- Set problem -
Identify the lines that contain the word "chart", then copy them.

(Figure scripts)
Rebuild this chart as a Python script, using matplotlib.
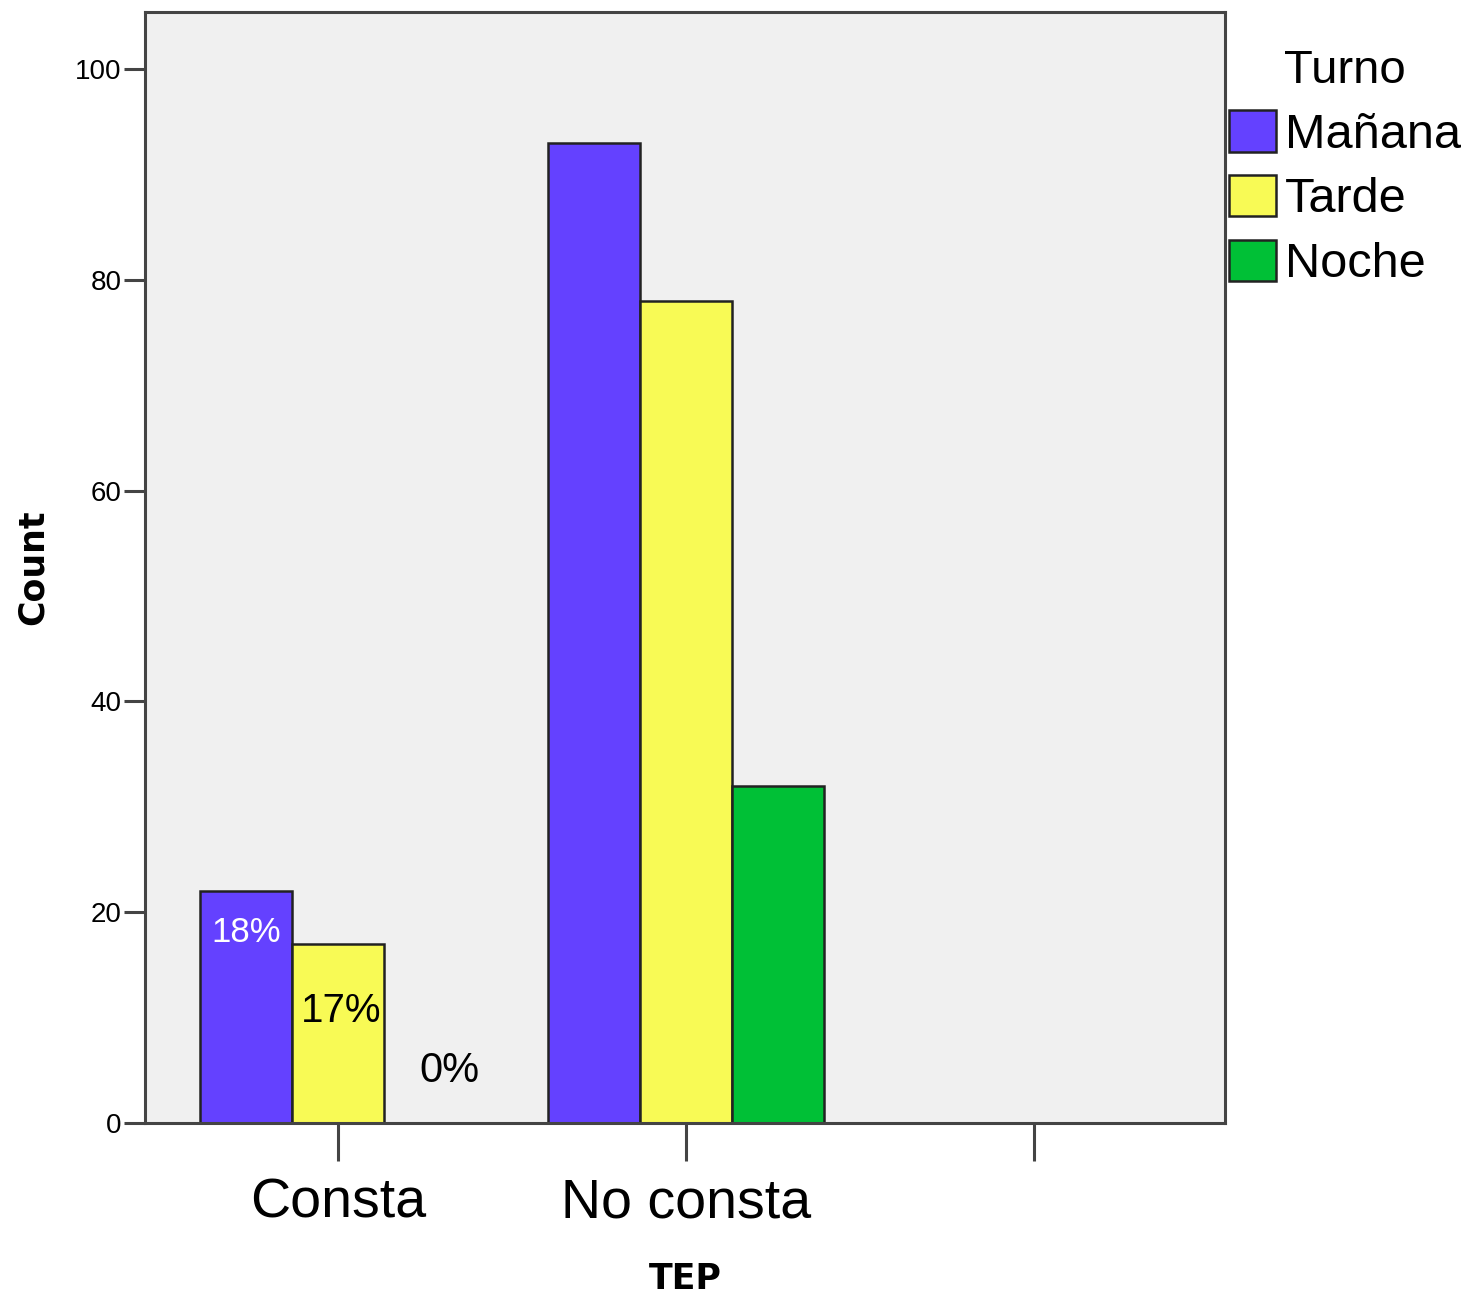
import numpy as np
import matplotlib
matplotlib.use('Agg')
import matplotlib.pyplot as plt

# data
categories = ['Consta', 'No consta', '']
turnos = ['Mañana', 'Tarde', 'Noche']
manana = [22, 93, 0]
tarde = [17, 78, 0]
noche = [0, 32, 0]
colors = ['#6441FF', '#F8FA55', '#00C036']

pct_labels = ['18%', '17%', '0%']
pct_colors = ['white', 'black', 'black']
pct_sizes = [25, 29, 30]
pct_y = [18.1, 10.6, 4.9]
pct_dx = [0.0, 0.01, 0.055]

plt.rcParams['font.family'] = ['Liberation Sans', 'DejaVu Sans']

fig = plt.figure(figsize=(14.67, 12.96), dpi=100)
ax = fig.add_axes([0.0988, 0.1335, 0.7362, 0.8572])
ax.set_facecolor('#F0F0F0')

x = np.arange(len(categories))
w = 0.264
series = [manana, tarde, noche]
for i, (vals, col, name) in enumerate(zip(series, colors, turnos)):
    ax.bar(x + (i - 1) * w, vals, width=w, color=col, edgecolor='#222222',
           linewidth=1.8, label=name, zorder=2)

# percentage labels on the first group
for i in range(3):
    ax.text(x[0] + (i - 1) * w + pct_dx[i], pct_y[i], pct_labels[i],
            color=pct_colors[i], ha='center', va='center',
            fontsize=pct_sizes[i], zorder=3)

ax.set_xlim(-0.555, 2.549)
ax.set_ylim(0, 105.4)
ax.set_yticks([0, 20, 40, 60, 80, 100])
ax.set_xticks(x)
ax.set_xticklabels(categories, fontsize=40)
ax.tick_params(axis='x', length=27, width=2.2, color='#444444', pad=12)
ax.tick_params(axis='y', length=15, width=2.2, color='#444444', pad=2, labelsize=20)

for s in ax.spines.values():
    s.set_linewidth(2.2)
    s.set_color('#444444')

ax.set_ylabel('Count', fontsize=25, fontweight='bold', family='DejaVu Sans', labelpad=18)
ax.set_xlabel('TEP', fontsize=25, fontweight='bold', family='DejaVu Sans', labelpad=24)

leg = ax.legend(title='Turno', loc='upper left', bbox_to_anchor=(1.004, 0.967),
                frameon=False, fontsize=35, title_fontsize=34, handlelength=0.97,
                handleheight=0.93, handletextpad=0.17, labelspacing=0.36,
                borderaxespad=0, borderpad=0)
for h in leg.legend_handles:
    h.set_edgecolor('#222222')
    h.set_linewidth(1.8)

fig.savefig('out.png', dpi=100)
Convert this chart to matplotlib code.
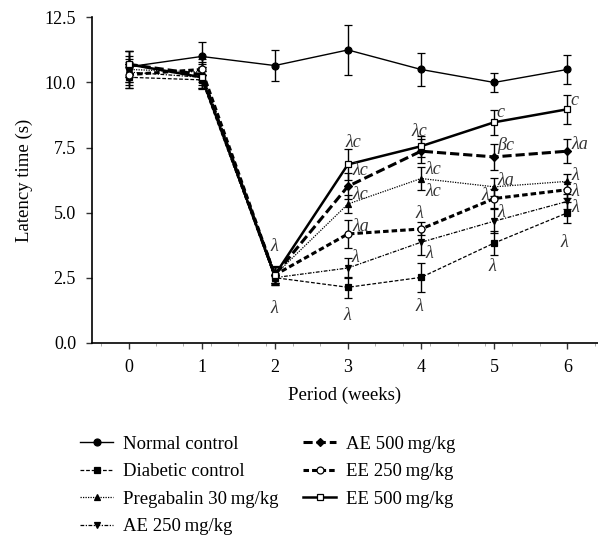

- The completed task -
Rebuild this chart as a Python script, using matplotlib.
Convert this chart to matplotlib code.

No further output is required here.